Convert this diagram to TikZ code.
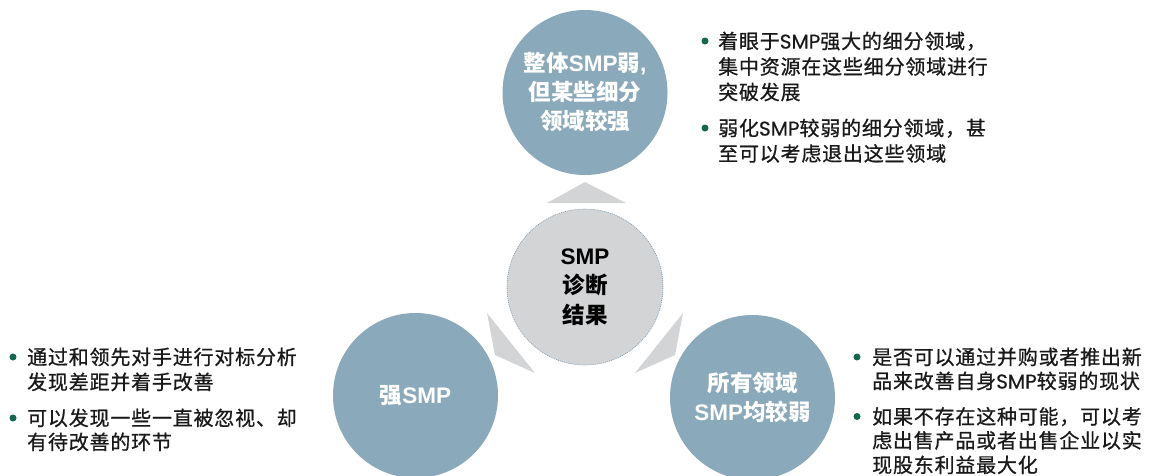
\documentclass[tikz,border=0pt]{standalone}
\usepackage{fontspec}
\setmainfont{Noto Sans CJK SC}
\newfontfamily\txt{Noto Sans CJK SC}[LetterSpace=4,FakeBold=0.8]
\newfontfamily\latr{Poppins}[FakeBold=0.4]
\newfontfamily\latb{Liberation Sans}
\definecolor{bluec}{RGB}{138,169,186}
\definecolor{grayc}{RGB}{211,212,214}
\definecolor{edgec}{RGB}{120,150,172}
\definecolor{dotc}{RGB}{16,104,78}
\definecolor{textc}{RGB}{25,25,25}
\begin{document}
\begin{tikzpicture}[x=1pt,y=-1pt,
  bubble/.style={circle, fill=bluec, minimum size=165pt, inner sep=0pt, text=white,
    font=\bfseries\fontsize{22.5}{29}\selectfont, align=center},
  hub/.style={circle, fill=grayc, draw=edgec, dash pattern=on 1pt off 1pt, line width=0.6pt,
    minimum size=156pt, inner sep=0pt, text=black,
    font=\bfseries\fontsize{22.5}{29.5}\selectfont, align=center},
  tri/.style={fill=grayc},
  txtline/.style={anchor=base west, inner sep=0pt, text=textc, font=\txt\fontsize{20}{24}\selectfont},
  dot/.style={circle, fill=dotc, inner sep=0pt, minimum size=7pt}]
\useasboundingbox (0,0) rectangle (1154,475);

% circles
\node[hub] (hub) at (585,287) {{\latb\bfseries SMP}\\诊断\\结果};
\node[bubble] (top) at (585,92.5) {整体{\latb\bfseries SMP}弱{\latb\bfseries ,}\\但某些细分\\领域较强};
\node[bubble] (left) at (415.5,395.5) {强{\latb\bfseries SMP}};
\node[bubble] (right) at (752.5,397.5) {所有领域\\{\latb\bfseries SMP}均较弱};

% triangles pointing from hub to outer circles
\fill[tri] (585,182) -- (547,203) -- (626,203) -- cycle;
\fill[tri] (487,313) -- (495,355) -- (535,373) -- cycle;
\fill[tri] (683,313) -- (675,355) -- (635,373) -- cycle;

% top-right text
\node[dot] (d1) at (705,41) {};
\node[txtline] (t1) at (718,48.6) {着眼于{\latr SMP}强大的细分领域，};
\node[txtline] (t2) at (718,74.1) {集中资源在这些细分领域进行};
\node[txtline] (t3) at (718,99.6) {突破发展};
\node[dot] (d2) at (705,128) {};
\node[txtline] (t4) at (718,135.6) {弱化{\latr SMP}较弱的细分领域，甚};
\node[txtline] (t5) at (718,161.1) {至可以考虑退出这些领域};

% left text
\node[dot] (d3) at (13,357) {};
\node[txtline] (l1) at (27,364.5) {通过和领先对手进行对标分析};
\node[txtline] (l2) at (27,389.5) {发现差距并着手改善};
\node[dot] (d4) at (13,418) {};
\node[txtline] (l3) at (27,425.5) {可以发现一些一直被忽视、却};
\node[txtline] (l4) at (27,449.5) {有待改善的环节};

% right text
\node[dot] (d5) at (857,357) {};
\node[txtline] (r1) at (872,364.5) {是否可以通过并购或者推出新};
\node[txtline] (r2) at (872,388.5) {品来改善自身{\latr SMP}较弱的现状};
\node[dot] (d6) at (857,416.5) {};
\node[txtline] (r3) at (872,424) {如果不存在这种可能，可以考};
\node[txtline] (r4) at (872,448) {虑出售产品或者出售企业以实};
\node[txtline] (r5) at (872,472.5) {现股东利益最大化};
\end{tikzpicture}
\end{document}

+++

▶ [SHORT PROBLEM] Your task is to return the lines above, from the first one up to and including the line containing "(0,0) rectangle (1154,475);", minus any pictures.

▶ [TASK ANSWER]
Convert this diagram to TikZ code.
\documentclass[tikz,border=0pt]{standalone}
\usepackage{fontspec}
\setmainfont{Noto Sans CJK SC}
\newfontfamily\txt{Noto Sans CJK SC}[LetterSpace=4,FakeBold=0.8]
\newfontfamily\latr{Poppins}[FakeBold=0.4]
\newfontfamily\latb{Liberation Sans}
\definecolor{bluec}{RGB}{138,169,186}
\definecolor{grayc}{RGB}{211,212,214}
\definecolor{edgec}{RGB}{120,150,172}
\definecolor{dotc}{RGB}{16,104,78}
\definecolor{textc}{RGB}{25,25,25}
\begin{document}
\begin{tikzpicture}[x=1pt,y=-1pt,
  bubble/.style={circle, fill=bluec, minimum size=165pt, inner sep=0pt, text=white,
    font=\bfseries\fontsize{22.5}{29}\selectfont, align=center},
  hub/.style={circle, fill=grayc, draw=edgec, dash pattern=on 1pt off 1pt, line width=0.6pt,
    minimum size=156pt, inner sep=0pt, text=black,
    font=\bfseries\fontsize{22.5}{29.5}\selectfont, align=center},
  tri/.style={fill=grayc},
  txtline/.style={anchor=base west, inner sep=0pt, text=textc, font=\txt\fontsize{20}{24}\selectfont},
  dot/.style={circle, fill=dotc, inner sep=0pt, minimum size=7pt}]
\useasboundingbox (0,0) rectangle (1154,475);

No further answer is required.